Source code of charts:
(begin)

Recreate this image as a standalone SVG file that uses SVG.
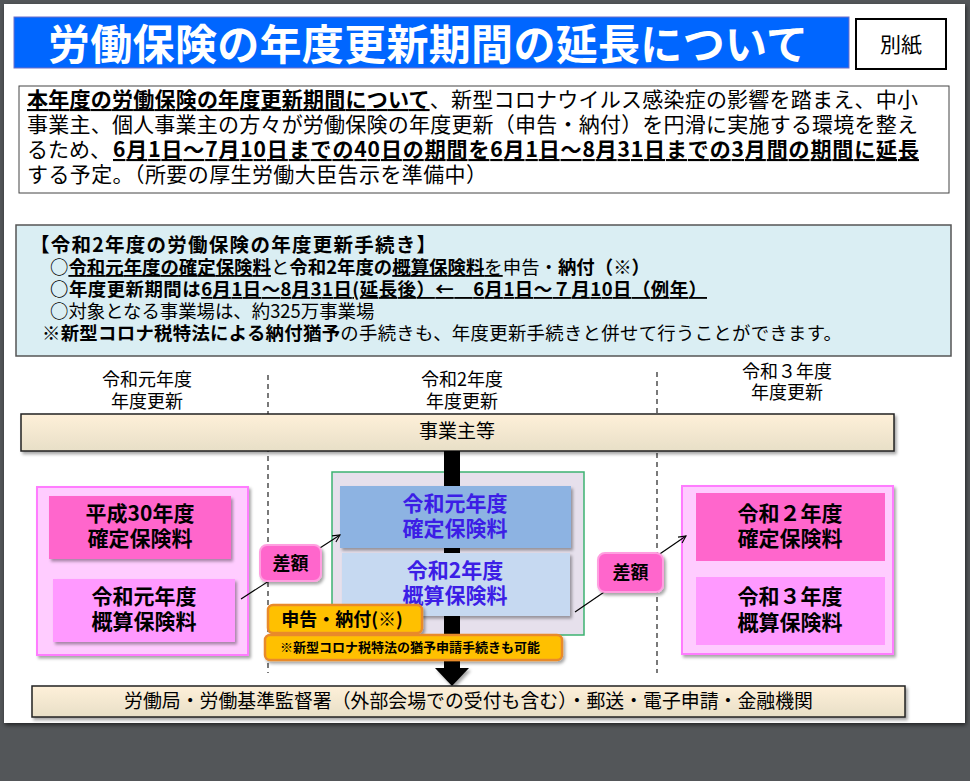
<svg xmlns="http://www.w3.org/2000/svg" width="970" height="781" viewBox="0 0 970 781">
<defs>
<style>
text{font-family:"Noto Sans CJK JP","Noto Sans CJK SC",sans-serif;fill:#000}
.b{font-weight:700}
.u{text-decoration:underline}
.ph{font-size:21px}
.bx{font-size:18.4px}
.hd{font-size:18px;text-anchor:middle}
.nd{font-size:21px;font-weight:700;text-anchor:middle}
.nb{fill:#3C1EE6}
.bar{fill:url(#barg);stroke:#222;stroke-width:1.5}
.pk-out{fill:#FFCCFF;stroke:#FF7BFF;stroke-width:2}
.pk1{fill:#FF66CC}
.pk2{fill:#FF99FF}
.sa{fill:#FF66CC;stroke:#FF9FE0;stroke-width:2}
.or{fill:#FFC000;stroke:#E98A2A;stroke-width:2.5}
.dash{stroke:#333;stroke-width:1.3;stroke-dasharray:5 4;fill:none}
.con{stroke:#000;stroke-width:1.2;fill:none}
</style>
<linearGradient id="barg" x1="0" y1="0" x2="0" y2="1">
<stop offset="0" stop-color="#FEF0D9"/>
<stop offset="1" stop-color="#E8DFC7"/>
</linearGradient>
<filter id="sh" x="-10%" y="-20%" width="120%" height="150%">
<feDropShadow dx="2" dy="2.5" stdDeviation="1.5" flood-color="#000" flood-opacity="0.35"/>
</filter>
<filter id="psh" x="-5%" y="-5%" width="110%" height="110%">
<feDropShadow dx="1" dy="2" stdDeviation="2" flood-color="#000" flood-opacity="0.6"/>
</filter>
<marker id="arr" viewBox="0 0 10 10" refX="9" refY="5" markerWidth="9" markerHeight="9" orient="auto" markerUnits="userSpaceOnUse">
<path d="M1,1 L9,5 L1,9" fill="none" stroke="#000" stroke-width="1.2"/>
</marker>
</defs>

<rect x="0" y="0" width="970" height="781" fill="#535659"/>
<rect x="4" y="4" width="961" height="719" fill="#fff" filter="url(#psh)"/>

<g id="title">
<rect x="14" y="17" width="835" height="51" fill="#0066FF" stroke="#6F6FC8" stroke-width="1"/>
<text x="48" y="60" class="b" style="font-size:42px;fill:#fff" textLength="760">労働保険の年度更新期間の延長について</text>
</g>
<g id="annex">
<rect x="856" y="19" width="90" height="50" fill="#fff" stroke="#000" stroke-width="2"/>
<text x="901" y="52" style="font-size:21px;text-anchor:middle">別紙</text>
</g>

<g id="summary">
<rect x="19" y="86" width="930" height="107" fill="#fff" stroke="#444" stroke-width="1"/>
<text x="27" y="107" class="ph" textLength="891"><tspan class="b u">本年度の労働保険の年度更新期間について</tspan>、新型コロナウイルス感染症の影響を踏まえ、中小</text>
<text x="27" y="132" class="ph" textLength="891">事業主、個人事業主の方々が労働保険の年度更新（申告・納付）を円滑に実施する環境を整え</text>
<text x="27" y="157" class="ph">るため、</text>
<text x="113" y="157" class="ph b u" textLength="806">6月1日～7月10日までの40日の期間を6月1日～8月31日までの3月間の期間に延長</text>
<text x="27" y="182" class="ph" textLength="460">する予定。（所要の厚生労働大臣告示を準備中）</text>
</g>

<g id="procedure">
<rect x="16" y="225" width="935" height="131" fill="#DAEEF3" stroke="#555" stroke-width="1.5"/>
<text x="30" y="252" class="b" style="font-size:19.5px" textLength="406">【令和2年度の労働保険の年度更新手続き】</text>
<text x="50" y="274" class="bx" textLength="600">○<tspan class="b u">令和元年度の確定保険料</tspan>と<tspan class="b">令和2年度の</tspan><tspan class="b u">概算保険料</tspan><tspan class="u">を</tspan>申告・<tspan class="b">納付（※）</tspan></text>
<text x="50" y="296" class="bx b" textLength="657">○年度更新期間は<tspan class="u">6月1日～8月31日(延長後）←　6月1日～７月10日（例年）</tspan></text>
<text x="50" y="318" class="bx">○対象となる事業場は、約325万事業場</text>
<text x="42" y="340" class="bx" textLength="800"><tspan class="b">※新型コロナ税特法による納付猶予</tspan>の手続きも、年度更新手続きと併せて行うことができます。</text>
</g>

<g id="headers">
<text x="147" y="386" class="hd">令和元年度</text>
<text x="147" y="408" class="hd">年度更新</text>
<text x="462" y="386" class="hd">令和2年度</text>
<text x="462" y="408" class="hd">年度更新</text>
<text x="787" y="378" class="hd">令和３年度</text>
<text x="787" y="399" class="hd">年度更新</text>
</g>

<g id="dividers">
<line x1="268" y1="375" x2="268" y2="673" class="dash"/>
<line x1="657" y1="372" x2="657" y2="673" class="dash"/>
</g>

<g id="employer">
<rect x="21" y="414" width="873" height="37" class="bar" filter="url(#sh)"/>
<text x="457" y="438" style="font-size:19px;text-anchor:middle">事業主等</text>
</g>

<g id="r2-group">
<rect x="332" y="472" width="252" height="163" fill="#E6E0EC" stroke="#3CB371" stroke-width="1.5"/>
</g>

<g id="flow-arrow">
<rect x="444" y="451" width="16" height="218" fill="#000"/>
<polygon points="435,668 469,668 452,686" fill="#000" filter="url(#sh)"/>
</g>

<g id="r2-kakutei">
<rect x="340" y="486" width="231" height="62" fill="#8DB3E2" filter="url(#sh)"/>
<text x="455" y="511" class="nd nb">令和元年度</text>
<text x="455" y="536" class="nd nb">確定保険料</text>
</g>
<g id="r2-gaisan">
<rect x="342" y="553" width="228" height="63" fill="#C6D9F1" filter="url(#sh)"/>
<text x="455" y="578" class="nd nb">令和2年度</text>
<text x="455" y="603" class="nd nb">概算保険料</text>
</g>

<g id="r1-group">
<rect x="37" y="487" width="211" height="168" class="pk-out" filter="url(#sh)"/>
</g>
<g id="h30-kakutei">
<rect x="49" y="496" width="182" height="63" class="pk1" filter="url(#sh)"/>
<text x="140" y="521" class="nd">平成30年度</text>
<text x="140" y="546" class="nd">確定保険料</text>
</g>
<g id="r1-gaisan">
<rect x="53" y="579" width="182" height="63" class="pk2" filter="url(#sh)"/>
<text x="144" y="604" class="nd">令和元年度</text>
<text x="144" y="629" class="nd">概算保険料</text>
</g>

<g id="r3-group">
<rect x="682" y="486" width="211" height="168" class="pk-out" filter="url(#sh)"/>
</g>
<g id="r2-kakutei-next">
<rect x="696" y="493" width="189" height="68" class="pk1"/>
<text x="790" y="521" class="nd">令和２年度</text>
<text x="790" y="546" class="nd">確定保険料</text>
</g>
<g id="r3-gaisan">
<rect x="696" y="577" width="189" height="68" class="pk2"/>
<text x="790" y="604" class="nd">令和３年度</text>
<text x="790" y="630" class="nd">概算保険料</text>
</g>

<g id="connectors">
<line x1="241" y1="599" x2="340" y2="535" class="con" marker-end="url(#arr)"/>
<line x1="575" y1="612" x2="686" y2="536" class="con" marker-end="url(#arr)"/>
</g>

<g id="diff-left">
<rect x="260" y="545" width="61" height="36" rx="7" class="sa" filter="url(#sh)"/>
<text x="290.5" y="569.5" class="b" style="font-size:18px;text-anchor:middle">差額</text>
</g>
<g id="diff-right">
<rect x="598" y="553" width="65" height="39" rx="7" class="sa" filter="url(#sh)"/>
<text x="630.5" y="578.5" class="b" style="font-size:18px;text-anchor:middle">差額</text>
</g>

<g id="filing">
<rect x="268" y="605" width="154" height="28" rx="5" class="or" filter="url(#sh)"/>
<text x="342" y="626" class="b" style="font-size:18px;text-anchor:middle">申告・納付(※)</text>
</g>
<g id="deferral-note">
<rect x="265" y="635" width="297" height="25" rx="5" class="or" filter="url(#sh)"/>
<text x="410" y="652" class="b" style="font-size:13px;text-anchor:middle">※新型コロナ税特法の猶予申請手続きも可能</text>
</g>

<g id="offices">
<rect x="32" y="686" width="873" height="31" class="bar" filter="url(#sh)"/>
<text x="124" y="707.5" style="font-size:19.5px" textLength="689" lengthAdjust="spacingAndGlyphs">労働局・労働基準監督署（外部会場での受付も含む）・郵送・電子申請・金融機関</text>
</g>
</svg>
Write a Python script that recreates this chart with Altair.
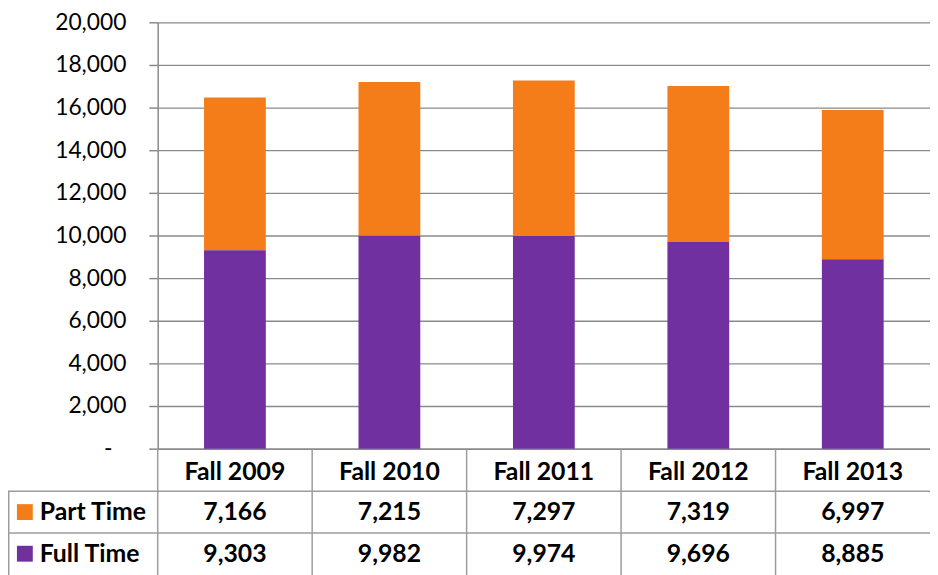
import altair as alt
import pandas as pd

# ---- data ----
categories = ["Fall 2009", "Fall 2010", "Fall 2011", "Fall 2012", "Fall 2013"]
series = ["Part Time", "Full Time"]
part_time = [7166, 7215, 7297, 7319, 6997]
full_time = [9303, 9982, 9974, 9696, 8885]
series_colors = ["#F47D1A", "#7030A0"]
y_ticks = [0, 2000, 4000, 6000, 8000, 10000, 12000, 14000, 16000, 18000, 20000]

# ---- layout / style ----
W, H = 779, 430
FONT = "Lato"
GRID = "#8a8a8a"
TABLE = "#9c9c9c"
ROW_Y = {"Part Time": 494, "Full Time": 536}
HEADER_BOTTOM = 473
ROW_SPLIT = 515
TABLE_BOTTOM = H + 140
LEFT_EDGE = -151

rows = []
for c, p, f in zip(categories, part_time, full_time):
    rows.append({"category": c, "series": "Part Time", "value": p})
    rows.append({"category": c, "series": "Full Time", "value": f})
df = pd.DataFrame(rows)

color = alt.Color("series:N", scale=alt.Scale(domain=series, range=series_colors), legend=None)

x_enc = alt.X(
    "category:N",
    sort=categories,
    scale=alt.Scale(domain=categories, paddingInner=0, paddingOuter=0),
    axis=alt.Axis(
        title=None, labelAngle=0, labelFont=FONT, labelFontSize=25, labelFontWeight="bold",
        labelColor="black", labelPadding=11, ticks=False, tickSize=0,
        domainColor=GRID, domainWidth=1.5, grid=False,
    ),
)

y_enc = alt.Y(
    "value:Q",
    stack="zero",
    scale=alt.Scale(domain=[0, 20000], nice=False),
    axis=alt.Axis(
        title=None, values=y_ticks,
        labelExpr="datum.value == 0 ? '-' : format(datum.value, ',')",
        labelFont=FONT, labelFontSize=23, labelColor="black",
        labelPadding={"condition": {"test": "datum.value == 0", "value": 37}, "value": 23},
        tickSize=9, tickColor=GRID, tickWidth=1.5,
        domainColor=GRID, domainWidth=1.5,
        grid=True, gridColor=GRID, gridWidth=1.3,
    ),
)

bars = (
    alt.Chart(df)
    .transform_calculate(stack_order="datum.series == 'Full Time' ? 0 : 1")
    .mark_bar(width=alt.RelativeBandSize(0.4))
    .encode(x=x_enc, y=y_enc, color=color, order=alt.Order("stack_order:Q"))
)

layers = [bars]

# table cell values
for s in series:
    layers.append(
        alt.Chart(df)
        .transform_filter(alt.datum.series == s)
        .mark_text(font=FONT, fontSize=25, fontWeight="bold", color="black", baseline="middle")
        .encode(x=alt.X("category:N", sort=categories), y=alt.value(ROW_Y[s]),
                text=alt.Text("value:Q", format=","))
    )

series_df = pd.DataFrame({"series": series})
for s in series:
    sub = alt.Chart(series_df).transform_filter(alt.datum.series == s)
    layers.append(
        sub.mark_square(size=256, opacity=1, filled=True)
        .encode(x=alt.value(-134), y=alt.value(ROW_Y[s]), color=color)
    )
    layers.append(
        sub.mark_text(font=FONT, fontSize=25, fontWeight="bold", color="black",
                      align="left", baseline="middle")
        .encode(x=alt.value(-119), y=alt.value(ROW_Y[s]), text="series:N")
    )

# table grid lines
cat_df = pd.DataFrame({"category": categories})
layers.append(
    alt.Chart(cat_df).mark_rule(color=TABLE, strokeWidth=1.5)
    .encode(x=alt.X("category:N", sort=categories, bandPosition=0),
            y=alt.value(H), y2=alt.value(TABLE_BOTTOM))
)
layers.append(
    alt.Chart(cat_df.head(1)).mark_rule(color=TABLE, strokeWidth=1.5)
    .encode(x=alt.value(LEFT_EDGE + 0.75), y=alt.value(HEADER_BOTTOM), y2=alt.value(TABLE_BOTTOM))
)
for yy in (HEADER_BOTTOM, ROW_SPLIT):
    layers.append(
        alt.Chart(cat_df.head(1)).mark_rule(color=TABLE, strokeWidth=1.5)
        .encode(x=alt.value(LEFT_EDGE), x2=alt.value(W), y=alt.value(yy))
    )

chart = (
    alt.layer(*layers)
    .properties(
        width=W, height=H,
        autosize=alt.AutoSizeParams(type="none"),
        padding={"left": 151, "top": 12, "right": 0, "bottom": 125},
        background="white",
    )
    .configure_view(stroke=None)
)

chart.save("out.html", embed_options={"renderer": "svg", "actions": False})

(end)

EXERCISE DIRECTIONS:
Copy word for word every line from the one with "Write a Python" through the one with "LEFT_EDGE = -151", including both. No pictures belong in the copy.

REPLY:
Write a Python script that recreates this chart with Altair.
import altair as alt
import pandas as pd

# ---- data ----
categories = ["Fall 2009", "Fall 2010", "Fall 2011", "Fall 2012", "Fall 2013"]
series = ["Part Time", "Full Time"]
part_time = [7166, 7215, 7297, 7319, 6997]
full_time = [9303, 9982, 9974, 9696, 8885]
series_colors = ["#F47D1A", "#7030A0"]
y_ticks = [0, 2000, 4000, 6000, 8000, 10000, 12000, 14000, 16000, 18000, 20000]

# ---- layout / style ----
W, H = 779, 430
FONT = "Lato"
GRID = "#8a8a8a"
TABLE = "#9c9c9c"
ROW_Y = {"Part Time": 494, "Full Time": 536}
HEADER_BOTTOM = 473
ROW_SPLIT = 515
TABLE_BOTTOM = H + 140
LEFT_EDGE = -151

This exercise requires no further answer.